O novo paradigma se tornou hegemônico a partir da grande revolta estudantil de 1968, tendo como sua bandeira principal a revolução sexual. Sua fusão com ideias progressistas, principalmente a partir de Herbert Marcuse, garantiria que a revolução sexual e a libertação da moralidade burguesa figurassem entre as principais bandeiras da esquerda global. Tenho descrito a ascensão desse novo paradigma e sua transformação em arma política como a “revolução afetiva”, e a ascensão de um Minotauro Sentimental. Esse paradigma de felicidade, com sua visão naturalista, utilitarista e libidinal da natureza humana, tem sido hegemônico na indústria acadêmica e cultural nacional, a ponto de se tornar invisível para os próprios intelectuais como o oceano o é para os peixes.

Um conflito de esperanças

Embora Goudzwaard e Schuurman, seguindo as pistas de Herman Dooyeweerd, tenham alcançado grande sucesso em explicar o desenvolvimento da ideologia do progresso no ocidente e sua relação com o capitalismo, o tecnicismo e o ideal de personalidade livre, me parece que Tom Wright identificou com muito mais precisão o “pai” da criança. Ou melhor, os pais; se a fé no progresso é uma combinação de epicurismo, em sua negação da providência de Deus e do telos sobrenatural da existência, com o elemento de otimismo e linearidade temporal da escatologia cristã, fica muitíssimo mais claro por que ela se tornou a principal competidora do cristianismo. Ele rouba dos cristãos o seu alvo, que é sua orientação teleológica para o verdadeiro paraíso; rouba dos cristãos a sua paciência, propondo-lhes que a transcendência pode brotar de dentro da história por meio das suas obras; e rouba até mesmo a ideia de bem, equacionando a caridade com a adesão à utopia correta.

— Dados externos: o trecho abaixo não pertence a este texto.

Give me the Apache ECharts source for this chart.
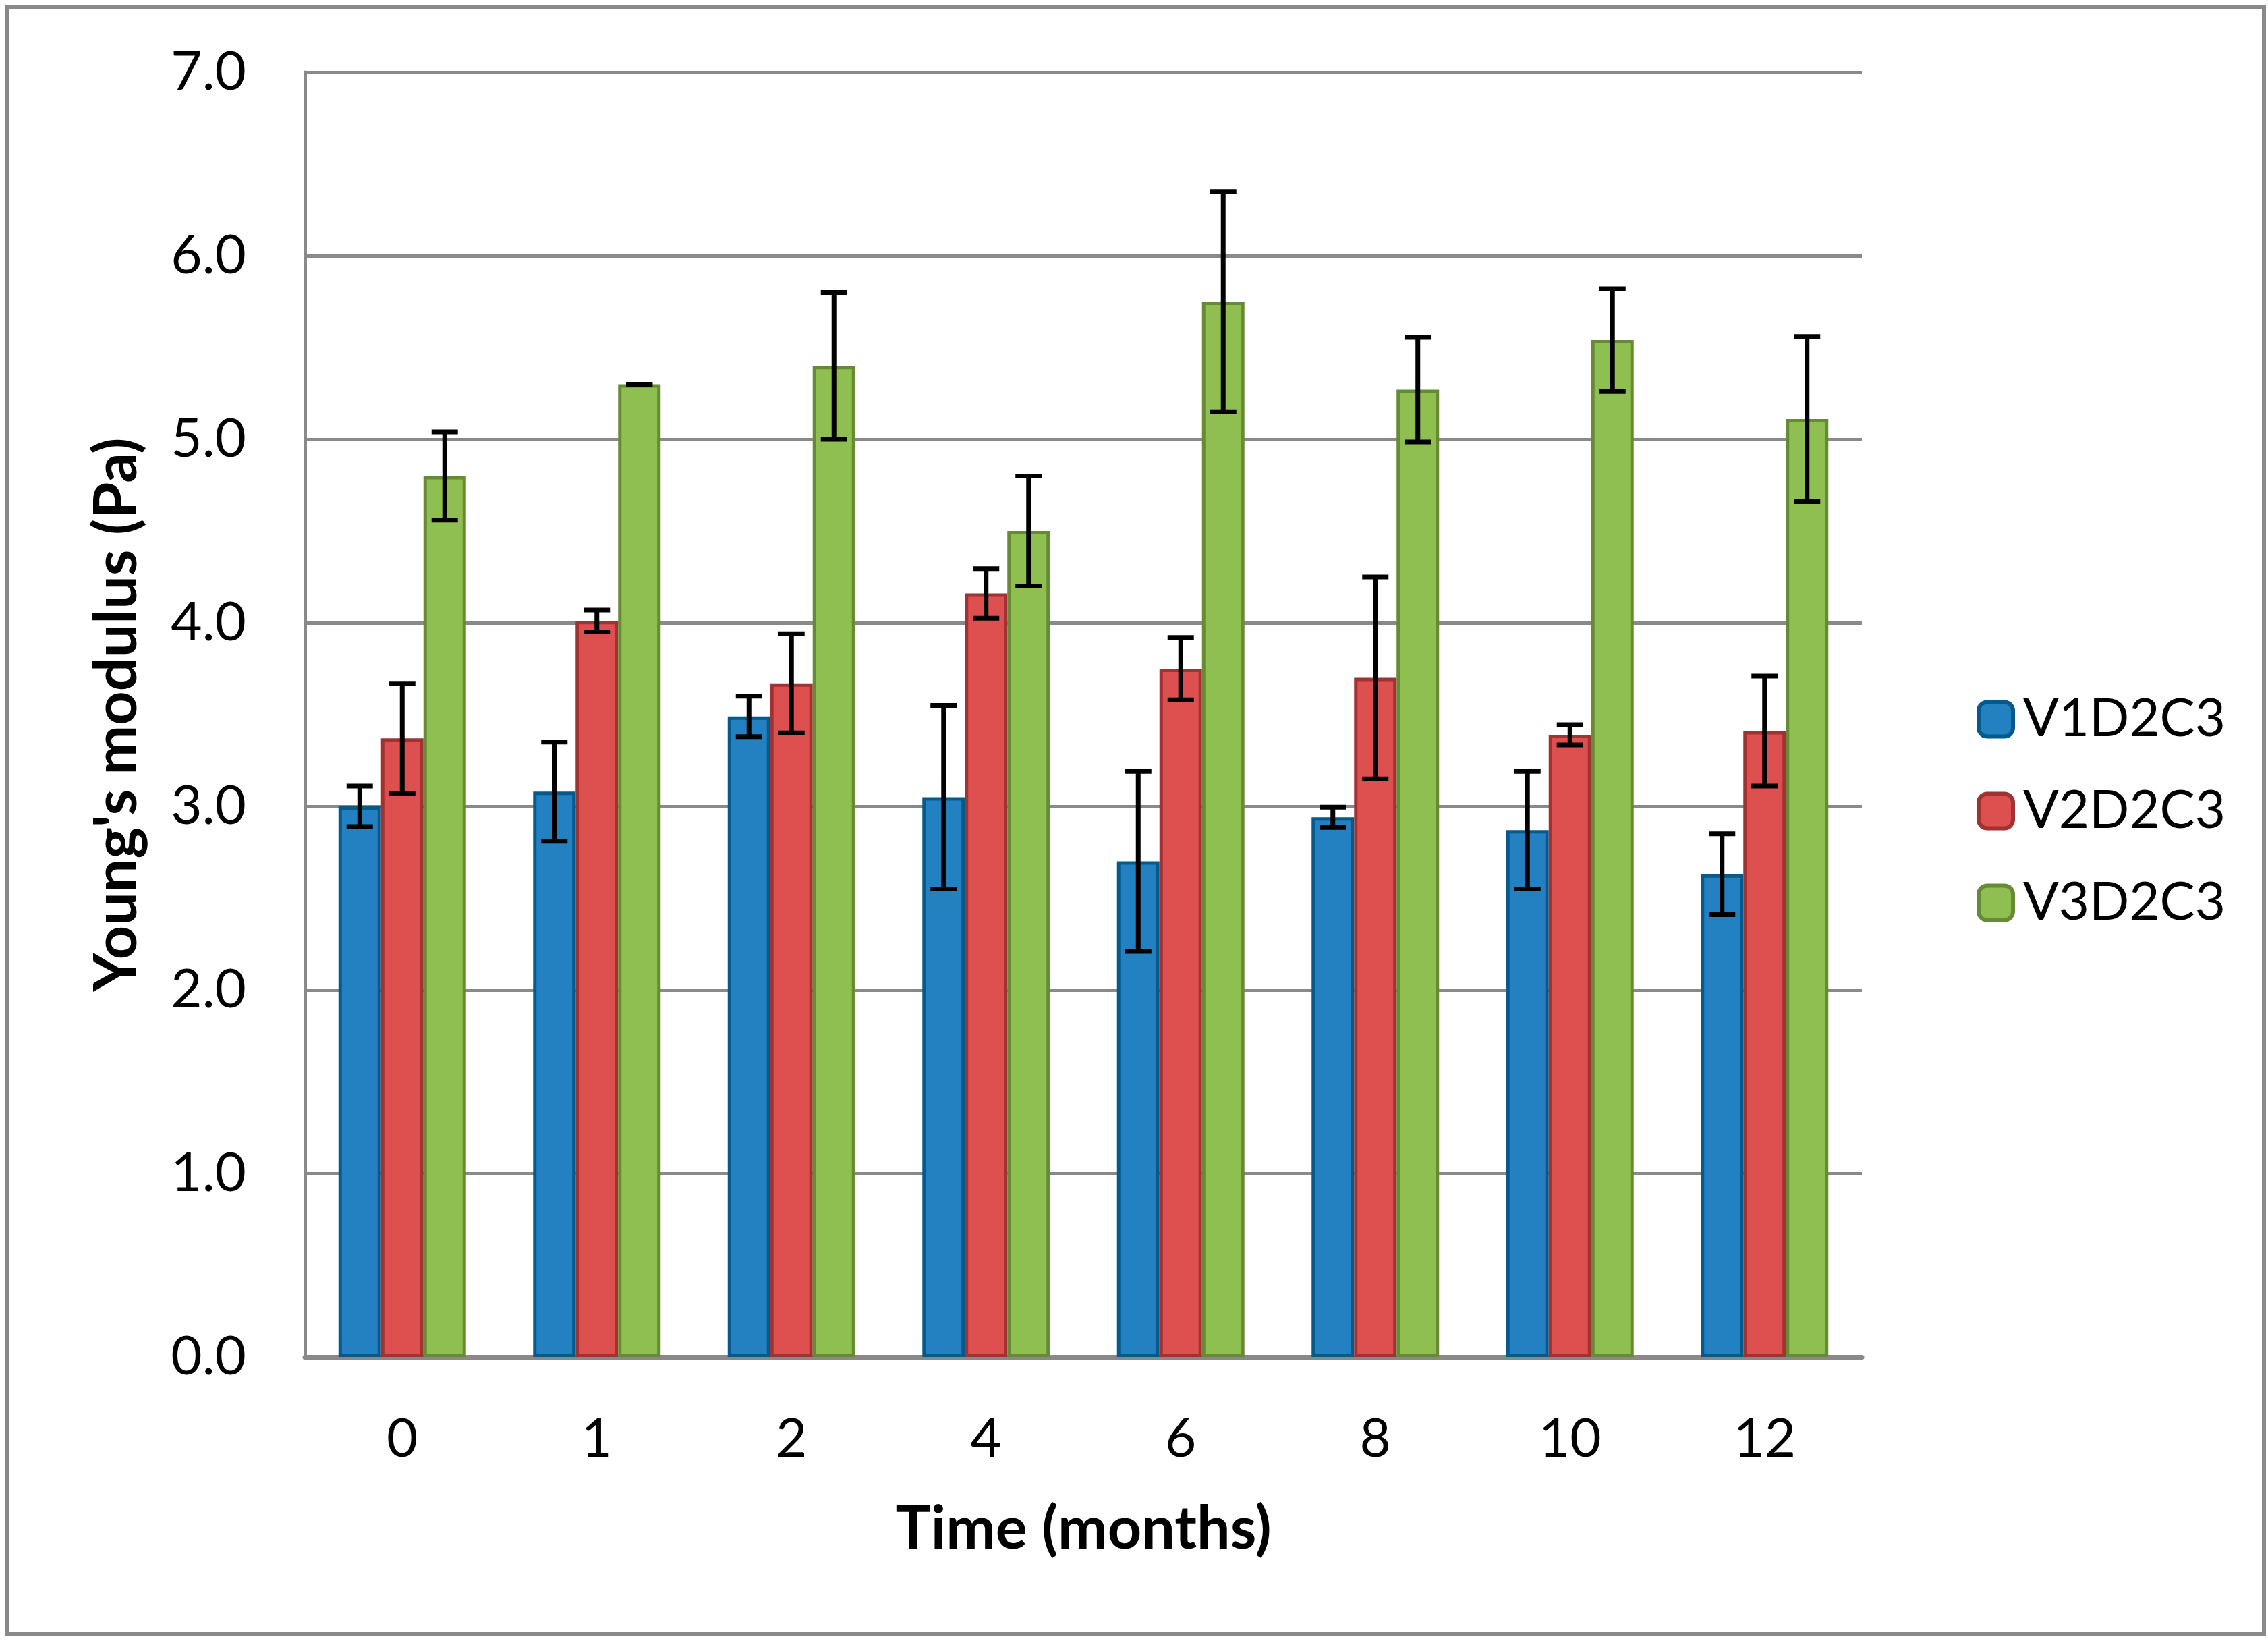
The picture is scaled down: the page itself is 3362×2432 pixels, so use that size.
<!DOCTYPE html>
<html>
<head>
<meta charset="utf-8">
<script src="https://cdn.jsdelivr.net/npm/echarts@6/dist/echarts.min.js"></script>
<style>
html,body{margin:0;padding:0;background:#fff;}
#chart{width:3362px;height:2432px;}
</style>
</head>
<body>
<div id="chart"></div>
<script>
// ---- data ----
const categories = ['0', '1', '2', '4', '6', '8', '10', '12'];
const seriesNames = ['V1D2C3', 'V2D2C3', 'V3D2C3'];
const v1Mean = [3.00, 3.08, 3.49, 3.05, 2.70, 2.94, 2.87, 2.63];
const v1Err  = [0.11, 0.27, 0.11, 0.50, 0.49, 0.055, 0.32, 0.22];
const v2Mean = [3.37, 4.01, 3.67, 4.16, 3.75, 3.70, 3.39, 3.41];
const v2Err  = [0.30, 0.06, 0.27, 0.135, 0.17, 0.55, 0.055, 0.30];
const v3Mean = [4.80, 5.30, 5.40, 4.50, 5.75, 5.27, 5.54, 5.11];
const v3Err  = [0.24, 0.00, 0.40, 0.30, 0.60, 0.285, 0.28, 0.45];
const yTicks = [0, 1, 2, 3, 4, 5, 6, 7];

// ---- styles ----
const fills = ['#2481c1', '#de4f4f', '#8fbe51'];
const borders = ['#055a8b', '#a03232', '#678a34'];
const FONT = 'Lato';
const GAP = 0.345;

const means = [v1Mean, v2Mean, v3Mean];
const errs = [v1Err, v2Err, v3Err];

const chart = echarts.init(document.getElementById('chart'), null, {renderer: 'canvas'});

const barSeries = seriesNames.map((name, i) => ({
  name: name,
  type: 'bar',
  data: means[i],
  barGap: '0%',
  barCategoryGap: (GAP * 100) + '%',
  itemStyle: {color: fills[i], borderColor: borders[i], borderWidth: 5},
  emphasis: {disabled: true},
  z: 2
}));

const errSeries = seriesNames.map((name, i) => ({
  type: 'custom',
  name: name + ' err',
  z: 10,
  silent: true,
  data: means[i].map((m, k) => [k, m - errs[i][k], m + errs[i][k]]),
  renderItem: function (params, api) {
    const k = api.value(0);
    const lo = api.value(1), hi = api.value(2);
    const pHi = api.coord([k, hi]);
    const pLo = api.coord([k, lo]);
    const catW = api.size([1, 0])[0];
    const bw = catW * (1 - GAP) / 3;
    const cx = pHi[0] + (i - 1) * bw;
    const half = 19.5;
    const style = {stroke: '#000', lineWidth: 7};
    return {
      type: 'group',
      children: [
        {type: 'line', shape: {x1: cx, y1: pHi[1], x2: cx, y2: pLo[1]}, style: style},
        {type: 'line', shape: {x1: cx - half, y1: pHi[1], x2: cx + half, y2: pHi[1]}, style: style},
        {type: 'line', shape: {x1: cx - half, y1: pLo[1], x2: cx + half, y2: pLo[1]}, style: style}
      ]
    };
  }
}));

const option = {
  backgroundColor: '#fff',
  animation: false,
  textStyle: {fontFamily: FONT, color: '#000'},
  graphic: [{
    type: 'rect',
    shape: {x: 10, y: 10, width: 3346, height: 2412},
    style: {fill: 'none', stroke: '#898989', lineWidth: 6},
    silent: true,
    z: 100
  }],
  grid: {left: 452, right: 602, top: 107, bottom: 421, containLabel: false},
  legend: {
    orient: 'vertical',
    left: 2925,
    top: 1022,
    itemWidth: 51,
    itemHeight: 51,
    itemGap: 58,
    icon: 'roundRect',
    selectedMode: false,
    data: seriesNames.map((n, i) => ({
      name: n,
      itemStyle: {color: fills[i], borderColor: borders[i], borderWidth: 6}
    })),
    textStyle: {fontFamily: FONT, fontSize: 78, color: '#000', padding: [0, 0, 0, 10]}
  },
  xAxis: {
    type: 'category',
    data: categories,
    name: 'Time (months)',
    nameLocation: 'middle',
    nameGap: 212,
    nameTextStyle: {fontFamily: FONT, fontSize: 88, fontWeight: 'bold', color: '#000', lineHeight: 88},
    axisLine: {show: true, lineStyle: {color: '#898989', width: 7}},
    axisTick: {show: false},
    axisLabel: {fontFamily: FONT, fontSize: 80, color: '#000', margin: 82, lineHeight: 80},
    splitLine: {show: false}
  },
  yAxis: {
    type: 'value',
    min: yTicks[0],
    max: yTicks[yTicks.length - 1],
    interval: 1,
    name: "Young's modulus (Pa)",
    nameLocation: 'middle',
    nameGap: 234,
    nameRotate: 90,
    nameTextStyle: {fontFamily: FONT, fontSize: 88, fontWeight: 'bold', color: '#000', lineHeight: 88},
    axisLine: {show: true, lineStyle: {color: '#898989', width: 5}},
    axisTick: {show: false},
    axisLabel: {fontFamily: FONT, fontSize: 80, color: '#000', margin: 87, formatter: v => v.toFixed(1)},
    splitLine: {show: true, lineStyle: {color: '#898989', width: 5}}
  },
  series: barSeries.concat(errSeries)
};

chart.setOption(option);
</script>
</body>
</html>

De modo que resistir ao complexo tecnicismo-capitalismo é impossível sem lidar com o elemento epicurista na imaginação moral moderna. Se a ideologia do progresso é um epicurismo escatológico, o que ela traz, em seu cerne, é uma falsa esperança de felicidade. O confronto dessa falsa esperança com a verdadeira esperança se desenrola muito além da política partidária, dentro do grande labirinto da vida comum e da moralidade popular. É nele, e não nos palácios governamentais, que a luta será decidida.